For me, along my ALS pathway, the first, even before diagnosis, was having to purchase and use a cane. Once that happened, I knew something was seriously wrong, something that I could no longer ignore. The next was going into a wheelchair, knowing that I would never walk again, let alone run or climb. Yet through all of this, I was still independent, stubbornly so. I was still able to live on my own and look after myself.

Today that changes. Today is the first visit from Alberta Home Care. Some will see this as a good thing, seeing how it will help me, how it will make my life easier, allowing me to focus my limited energy on things that are important to me. The Home Care worker will come and help me with exercises, working to help reduce the swelling in my feet. She will also spend some time making sure my kitchen is tidy and my dishwasher is empty, two tasks that take an awful lot for me to accomplish. Then, every other week, a Home Care worker will come and do a thorough cleaning of my apartment.

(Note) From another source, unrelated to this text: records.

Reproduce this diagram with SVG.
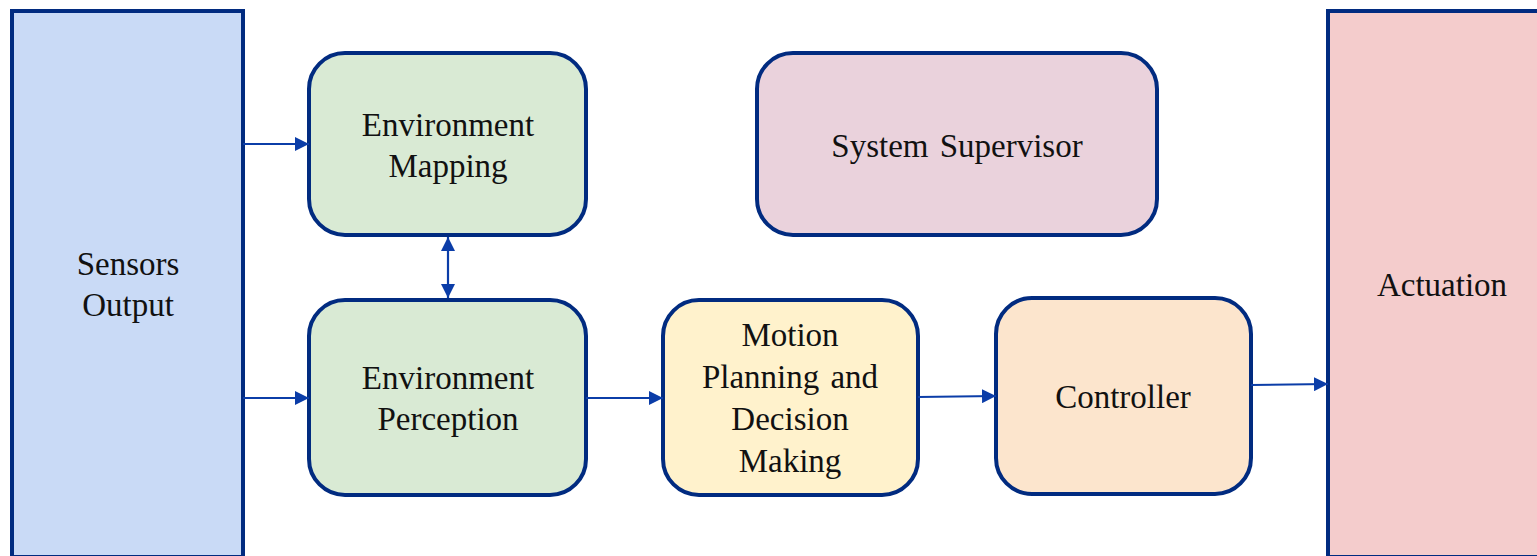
<svg xmlns="http://www.w3.org/2000/svg" width="1537" height="556" viewBox="0 0 1537 556">
  <style>
    .box { stroke: #012B80; stroke-width: 4; }
    .lbl { font-family: "Liberation Serif", "Times New Roman", serif; font-size: 33px; fill: #111; text-anchor: middle; word-spacing: 3px; }
    .wire { stroke: #0B3DA8; stroke-width: 2.2; fill: none; }
  </style>
  <defs>
    <marker id="arrow" viewBox="0 0 10 10" refX="10" refY="5" markerWidth="14" markerHeight="14" markerUnits="userSpaceOnUse" orient="auto-start-reverse">
      <path d="M0,0 L10,5 L0,10 z" fill="#0B3DA8"/>
    </marker>
  </defs>
  <rect width="1537" height="556" fill="#ffffff"/>

  <g id="sensors">
    <rect class="box" x="12" y="11" width="231" height="546" fill="#C9DAF6"/>
    <text class="lbl" x="128" y="275">Sensors</text>
    <text class="lbl" x="128" y="316">Output</text>
  </g>

  <g id="env-mapping">
    <rect class="box" x="309" y="53" width="277" height="182" rx="36" fill="#D9EAD4"/>
    <text class="lbl" x="448" y="136">Environment</text>
    <text class="lbl" x="448" y="177">Mapping</text>
  </g>

  <g id="env-perception">
    <rect class="box" x="309" y="300" width="277" height="195" rx="36" fill="#D9EAD4"/>
    <text class="lbl" x="448" y="389">Environment</text>
    <text class="lbl" x="448" y="430">Perception</text>
  </g>

  <g id="supervisor">
    <rect class="box" x="757" y="53" width="400" height="182" rx="36" fill="#EAD2DC"/>
    <text class="lbl" x="957" y="157">System  Supervisor</text>
  </g>

  <g id="motion-planning">
    <rect class="box" x="663" y="300" width="255" height="195" rx="36" fill="#FFF2CC"/>
    <text class="lbl" x="790" y="346">Motion</text>
    <text class="lbl" x="790" y="388">Planning  and</text>
    <text class="lbl" x="790" y="430">Decision</text>
    <text class="lbl" x="790" y="472">Making</text>
  </g>

  <g id="controller">
    <rect class="box" x="996" y="298" width="255" height="196" rx="36" fill="#FCE5CD"/>
    <text class="lbl" x="1123" y="408">Controller</text>
  </g>

  <g id="actuation">
    <rect class="box" x="1328" y="11" width="215" height="546" fill="#F4CCCC"/>
    <text class="lbl" x="1442" y="296">Actuation</text>
  </g>

  <g id="connectors">
    <line class="wire" x1="243" y1="144" x2="309" y2="144" marker-end="url(#arrow)"/>
    <line class="wire" x1="243" y1="398" x2="309" y2="398" marker-end="url(#arrow)"/>
    <line class="wire" x1="448" y1="237" x2="448" y2="298" marker-start="url(#arrow)" marker-end="url(#arrow)"/>
    <line class="wire" x1="586" y1="398" x2="663" y2="398" marker-end="url(#arrow)"/>
    <line class="wire" x1="918" y1="397" x2="996" y2="396" marker-end="url(#arrow)"/>
    <line class="wire" x1="1251" y1="385" x2="1328" y2="384" marker-end="url(#arrow)"/>
  </g>
</svg>
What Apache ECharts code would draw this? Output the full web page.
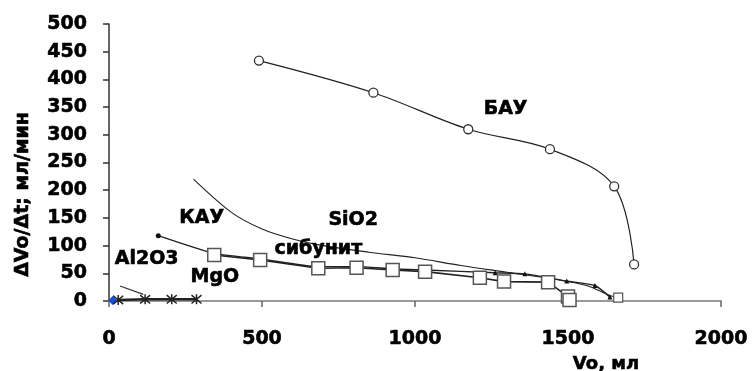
<!DOCTYPE html>
<html><head><meta charset="utf-8">
<script src="https://cdn.jsdelivr.net/npm/echarts@6/dist/echarts.min.js"></script>
<style>html,body{margin:0;padding:0;background:#fff}#c{width:752px;height:371px}</style>
</head><body><div id="c"></div>
<script>
// Data
const bauX = [490, 864, 1174, 1441, 1651, 1716];
const bauY = [434, 376, 310, 274, 207, 66];

const sio2X = [276, 400, 500, 600, 700, 850, 1000, 1150, 1300, 1450, 1560, 1637, 1664];
const sio2Y = [220, 160, 130, 112, 100, 88, 78, 64, 52, 40, 28, 10, 6];

const sibX = [344, 494, 684, 809, 927, 1033, 1212, 1291, 1435, 1500, 1505];
const sibY = [83, 74, 59, 60, 56, 53, 42, 35, 34, 8, 2];

const kauX = [161, 344, 494, 684, 809, 927, 1033, 1262, 1359, 1496, 1588, 1637];
const kauY = [118, 86, 76, 62, 62, 58, 56, 51, 49, 36, 28, 7];

const al2o3X = [36, 112];
const al2o3Y = [27, 12];

const mgoX = [30, 118, 205, 286];
const mgoY = [2, 3, 3, 3];

const originX = [12];
const originY = [1];

const labelNames = ['БАУ', 'SiO2', 'сибунит', 'КАУ', 'Al2O3', 'MgO'];
const labelX = [1296, 798, 684, 303, 123, 346];
const labelY = [346, 146, 93, 150, 75, 43];

const xTicks = [0, 500, 1000, 1500, 2000];
const yTicks = [0, 50, 100, 150, 200, 250, 300, 350, 400, 450, 500];

const zip = (xs, ys) => xs.map((x, i) => [x, ys[i]]);
const FONT = 'DejaVu Sans';
const heavy = {fontFamily: FONT, fontWeight: 'bold', color: '#000', textBorderColor: '#000', textBorderWidth: 0.6};

const chart = echarts.init(document.getElementById('c'), null, {renderer: 'canvas'});
const sio2Data = zip(sio2X, sio2Y).map((p, i, a) => i === a.length - 1
  ? {value: p, symbol: 'rect', symbolSize: 9, itemStyle: {color: '#fff', borderColor: '#555', borderWidth: 1.2}}
  : {value: p, symbol: 'none'});
const kauData = zip(kauX, kauY).map((p, i) => i === 0
  ? {value: p, symbol: 'circle', symbolSize: 5}
  : {value: p});

chart.setOption({
  animation: false,
  backgroundColor: '#fff',
  grid: {left: 109, right: 31, top: 24, bottom: 70, containLabel: false, outerBoundsMode: 'none'},
  xAxis: {
    type: 'value', min: 0, max: 2000, interval: 500,
    name: 'Vo, мл', nameLocation: 'middle', nameGap: 54,
    nameTextStyle: Object.assign({fontSize: 18, padding: [0, 0, 0, 382]}, heavy),
    axisLine: {lineStyle: {color: '#999', width: 2}},
    axisTick: {show: true, length: 6, lineStyle: {color: '#666', width: 1.5}},
    axisLabel: Object.assign({fontSize: 19, margin: 29,
      formatter: v => xTicks.includes(v) ? String(v) : ''}, heavy),
    splitLine: {show: false}
  },
  yAxis: {
    type: 'value', min: 0, max: 500, interval: 50,
    name: 'ΔVo/Δt; мл/мин', nameLocation: 'middle', nameGap: 76, nameRotate: 90,
    nameTextStyle: Object.assign({fontSize: 19, padding: [0, 64, 0, 0]}, heavy),
    axisLine: {show: true, lineStyle: {color: '#333', width: 1.5}},
    axisTick: {show: true, length: 6, lineStyle: {color: '#333', width: 1.5}},
    axisLabel: Object.assign({fontSize: 19, margin: 22,
      formatter: v => yTicks.includes(v) ? String(v) : ''}, heavy),
    splitLine: {show: false}
  },
  series: [
    {type: 'line', name: 'БАУ', data: zip(bauX, bauY), smooth: 0.35,
      symbol: 'circle', symbolSize: 9,
      lineStyle: {color: '#222', width: 1.2},
      itemStyle: {color: '#fff', borderColor: '#333', borderWidth: 1.3}},
    {type: 'line', name: 'SiO2', data: sio2Data, smooth: 0.3, showAllSymbol: true,
      lineStyle: {color: '#222', width: 1.1}, itemStyle: {color: '#fff', borderColor: '#555'}},
    {type: 'line', name: 'КАУ', data: kauData, smooth: 0.2,
      symbol: 'triangle', symbolSize: 5,
      lineStyle: {color: '#222', width: 1.4},
      itemStyle: {color: '#111'}},
    {type: 'line', name: 'сибунит', data: zip(sibX, sibY),
      symbol: 'rect', symbolSize: 13,
      lineStyle: {color: '#222', width: 1.6},
      itemStyle: {color: '#fff', borderColor: '#555', borderWidth: 1.5}},
    {type: 'line', name: 'Al2O3', data: zip(al2o3X, al2o3Y), symbol: 'none',
      lineStyle: {color: '#333', width: 1.2}},
    {type: 'line', name: 'MgO', data: zip(mgoX, mgoY),
      symbol: 'path://M-1,-1L1,1M1,-1L-1,1M0,-1.2L0,1.2', symbolSize: 10,
      lineStyle: {color: '#222', width: 2.5},
      itemStyle: {color: 'none', borderColor: '#222', borderWidth: 1.5}},
    {type: 'scatter', name: 'origin', data: zip(originX, originY),
      symbol: 'diamond', symbolSize: 9, itemStyle: {color: '#1a4fd8', opacity: 1}},
    {type: 'scatter', name: 'labels', data: zip(labelX, labelY), symbolSize: 0, silent: true, z: 10,
      itemStyle: {opacity: 1},
      label: Object.assign({show: true, position: 'inside', fontSize: 19,
        formatter: p => labelNames[p.dataIndex]}, heavy)}
  ]
});
</script></body></html>
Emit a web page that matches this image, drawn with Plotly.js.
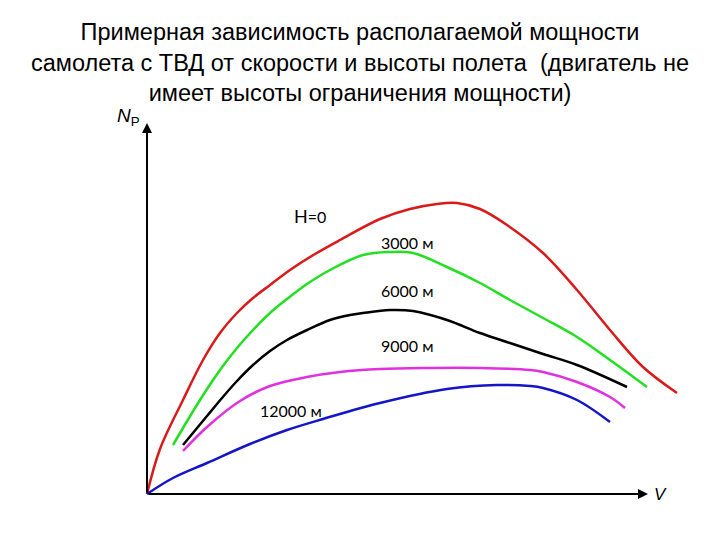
<!DOCTYPE html>
<html><head><meta charset="utf-8">
<script src="https://cdn.plot.ly/plotly-3.0.1.min.js"></script>
<style>html,body{margin:0;padding:0;background:#fff}#chart{width:720px;height:540px}</style>
</head><body><div id="chart"></div>
<script>
// Values in arbitrary units: V (speed) and N (available power), origin at axes crossing
const v_H0    = [0, 13, 36, 56, 73, 90, 106, 123, 143, 168, 193, 233, 263, 290, 310, 333, 360, 396, 430, 463, 496, 530];
const n_H0    = [0, 45, 94, 134, 161, 181, 196, 209, 224, 240, 254, 275, 285, 290, 291, 285, 269, 241, 204, 164, 127, 101];
const v_3000  = [26, 53, 73, 90, 106, 123, 140, 160, 183, 216, 243, 266, 300, 333, 363, 396, 430, 463, 500];
const n_3000  = [49, 94, 124, 146, 164, 181, 195, 210, 224, 239, 242, 241, 227, 211, 194, 176, 157, 134, 107];
const v_6000  = [36, 60, 75, 90, 106, 123, 140, 160, 183, 203, 216, 243, 266, 300, 333, 363, 396, 430, 480];
const n_6000  = [49, 78, 96, 113, 129, 143, 154, 164, 174, 179, 181, 184, 183, 174, 161, 151, 140, 129, 107];
const v_9000  = [36, 60, 93, 123, 160, 193, 233, 283, 333, 383, 396, 430, 463, 478];
const n_9000  = [43, 67, 93, 108, 117, 122, 125, 126, 126, 124, 122, 112, 97, 86];
const v_12000 = [0, 26, 60, 103, 140, 176, 233, 300, 350, 383, 396, 430, 463];
const n_12000 = [0, 16, 31, 50, 64, 75, 91, 105, 109, 108, 106, 94, 72];

const series = [
  {v: v_H0, n: n_H0, color: '#d91a1a'},
  {v: v_3000, n: n_3000, color: '#22e01f'},
  {v: v_6000, n: n_6000, color: '#000000'},
  {v: v_9000, n: n_9000, color: '#e030e0'},
  {v: v_12000, n: n_12000, color: '#1515c8'}
];

const traces = series.map(s => ({
  x: s.v, y: s.n, mode: 'lines', type: 'scatter',
  line: {color: s.color, width: 2.5, shape: 'spline', smoothing: 1, simplify: false},
  hoverinfo: 'skip', showlegend: false
}));

const lblFont = {family: 'Lato, "Open Sans", sans-serif', size: 16, color: '#000'};
const annotations = [
  // axes with arrows
  {x: 0, y: 371, ax: 0, ay: 0, xref: 'x', yref: 'y', axref: 'x', ayref: 'y', text: '',
   showarrow: true, arrowhead: 2, arrowsize: 1, arrowwidth: 2, arrowcolor: '#000'},
  {x: 501, y: 0, ax: 0, ay: 0, xref: 'x', yref: 'y', axref: 'x', ayref: 'y', text: '',
   showarrow: true, arrowhead: 2, arrowsize: 1, arrowwidth: 2, arrowcolor: '#000'},
  {x: -19, y: 377, xref: 'x', yref: 'y', showarrow: false,
   text: '<i>N</i><sub>P</sub>', font: {family: '"Liberation Sans", Arial, sans-serif', size: 19, color: '#000'}},
  {x: 513, y: 0, xref: 'x', yref: 'y', showarrow: false, xanchor: 'center',
   text: '<i>V</i>', font: {family: '"Liberation Sans", Arial, sans-serif', size: 17, color: '#000'}},
  {x: 163, y: 278, xref: 'x', yref: 'y', showarrow: false,
   text: '<span style="font-size:18px">H</span>=0', font: lblFont},
  {x: 260, y: 252, xref: 'x', yref: 'y', showarrow: false, text: '3000 м', font: lblFont},
  {x: 260, y: 204, xref: 'x', yref: 'y', showarrow: false, text: '6000 м', font: lblFont},
  {x: 260, y: 149, xref: 'x', yref: 'y', showarrow: false, text: '9000 м', font: lblFont},
  {x: 144, y: 84, xref: 'x', yref: 'y', showarrow: false, text: '12000 м', font: lblFont}
];

const layout = {
  width: 720, height: 540,
  margin: {l: 0, r: 0, t: 0, b: 0},
  paper_bgcolor: '#fff', plot_bgcolor: '#fff',
  title: {
    text: 'Примерная зависимость располагаемой мощности<br>самолета с ТВД от скорости и высоты полета  (двигатель не<br>имеет высоты ограничения мощности)',
    font: {family: '"Liberation Sans", Arial, sans-serif', size: 23.5, color: '#000'},
    x: 0.5, xanchor: 'center', xref: 'paper', yref: 'container', y: 0.926, yanchor: 'middle'
  },
  xaxis: {range: [-147, 573], visible: false, fixedrange: true},
  yaxis: {range: [-46, 494], visible: false, fixedrange: true},
  annotations: annotations
};

Plotly.newPlot('chart', traces, layout, {displayModeBar: false, staticPlot: true});
</script>
</body></html>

While this seems like a good thing, and some may say "I wish I could have that", this is something over which I have little say or control. I am compelled by circumstance to allow a stranger into my home to help care for me. This is not someone of my choosing, someone I have hired and can fire if I want. This is not someone who depends on my to pay them. This is a person for whom I am simply a factor of their daily production, a piece of their work life. I am not the boss, I am the client, the consumer of a government service.

I have lost my independence. I am now "in the system".